Machine Placement

CAPN works both for single node infrastructure (aimed at local development), as well as production clusters.

In a production cluster, it is usually desirable to ensure that cluster machines are scheduled on a specific hypervisor. For example, control plane machines may run on overprovisioned CPU hypervisors, whereas worker nodes can run on machines with GPUs.

In this page, we explain how to configure cluster groups in an existing cluster, and use them to launch CAPN machines on specific hypervisors.

Table Of Contents

Cluster Members and Cluster Groups

Incus uses the concepts of cluster members (individual hypervisors that are part of the cluster) and cluster groups (hypervisors grouped by the user based on specific criteria).

When launching an instance, the target may be set to:

  • <member>, where <member> is the name of a cluster member.
  • @<group>, where <group> is the name of a cluster group.

Example cluster

Let’s assume a cluster with 6 nodes. 3 CPU nodes cpu-01, cpu-02, cpu-03 and 3 GPU nodes gpu-01, gpu-02, gpu-03.
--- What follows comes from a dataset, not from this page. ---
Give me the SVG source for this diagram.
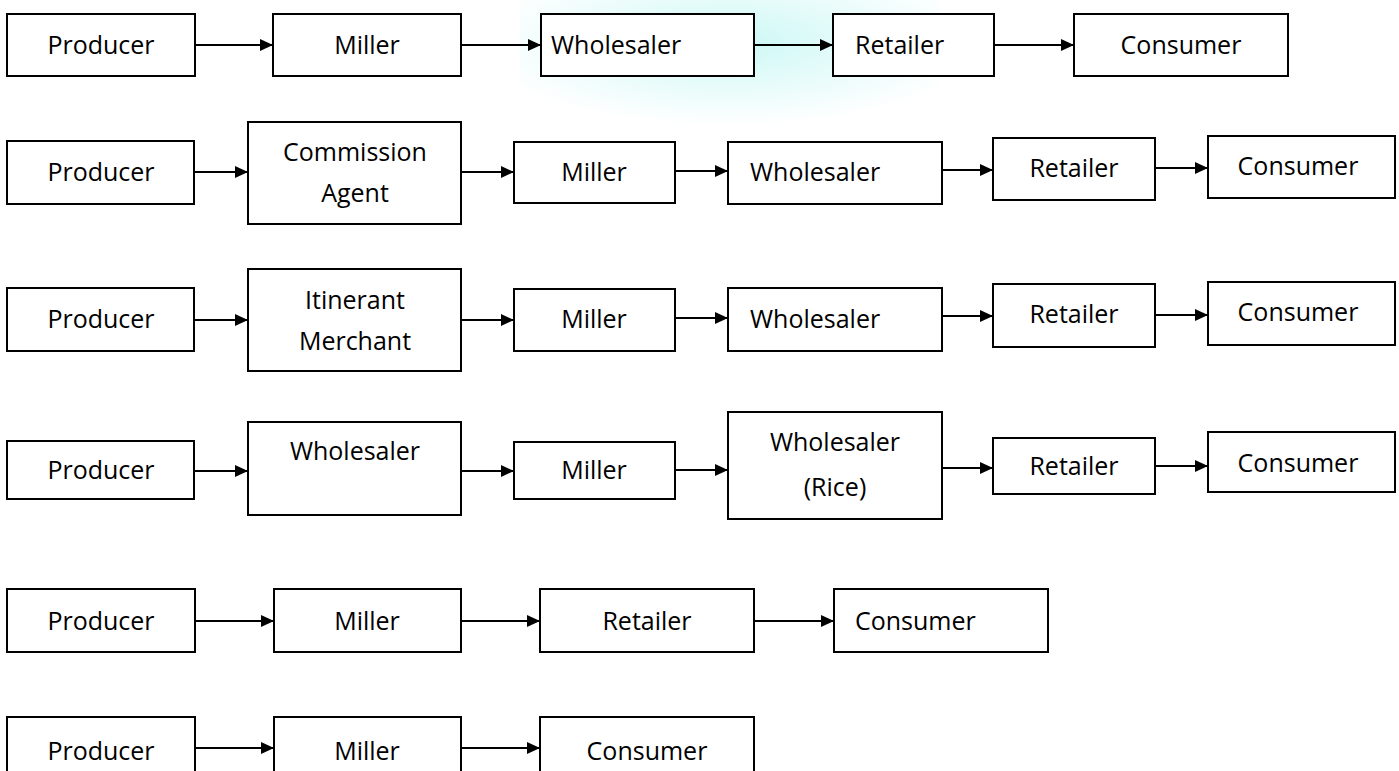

We can see the list of hypervisors that are in the with:

incus cluster list

Example output:

+--------+-----------------------+--------------+--------+-------------------+
|  NAME  |          URL          | ARCHITECTURE | STATUS |      MESSAGE      |
+--------+-----------------------+--------------+--------+-------------------+
| cpu-01 | https://10.0.1.1:8443 | x86_64       | ONLINE | Fully operational |
+--------+-----------------------+--------------+--------+-------------------+
| cpu-02 | https://10.0.1.2:8443 | x86_64       | ONLINE | Fully operational |
+--------+-----------------------+--------------+--------+-------------------+
| cpu-03 | https://10.0.1.3:8443 | x86_64       | ONLINE | Fully operational |
+--------+-----------------------+--------------+--------+-------------------+
| gpu-01 | https://10.0.2.1:8443 | x86_64       | ONLINE | Fully operational |
+--------+-----------------------+--------------+--------+-------------------+
| gpu-02 | https://10.0.2.2:8443 | x86_64       | ONLINE | Fully operational |
+--------+-----------------------+--------------+--------+-------------------+
| gpu-03 | https://10.0.2.3:8443 | x86_64       | ONLINE | Fully operational |
+--------+-----------------------+--------------+--------+-------------------+

By default, all cluster members are part of the default cluster group:

incus cluster group show default

Command output can be seen below:

description: Default cluster group
members:
- cpu-01
- cpu-02
- cpu-03
- gpu-01
- gpu-02
- gpu-03
config: {}
name: default

Configure cluster groups

We want to deploy clusters with control plane machines running on the cpu-xx hypervisors, and worker machines running on the gpu-xx hypervisors.

In order to do this, we can define two cluster groups, called cpu-nodes and gpu-nodes respectively:

incus cluster group create cpu-nodes
incus cluster group create gpu-nodes

Then, we assign each node on the respective group:

incus cluster group assign cpu-01 cpu-nodes,default
incus cluster group assign cpu-02 cpu-nodes,default
incus cluster group assign cpu-03 cpu-nodes,default

incus cluster group assign gpu-01 gpu-nodes,default
incus cluster group assign gpu-02 gpu-nodes,default
incus cluster group assign gpu-03 gpu-nodes,default

You can check that the cluster group members have been configured properly:

incus cluster group show gpu-nodes

Example output:

description: ""
members:
- gpu-01
- gpu-02
- gpu-03
config: {}
name: gpu

We have now configured our cpu-nodes and gpu-nodes cluster groups.

Launch a cluster

Generate a cluster using the default cluster template and set the following additional configuration:

export CONTROL_PLANE_MACHINE_TARGET="@cpu-nodes"
export WORKER_MACHINE_TARGET="@gpu-nodes"

This will ensure control plane machines are scheduled on a cluster member that is part of the cpu-nodes group we configured earlier. Similarly, worker machines will be scheduled on an available member of the gpu-nodes group.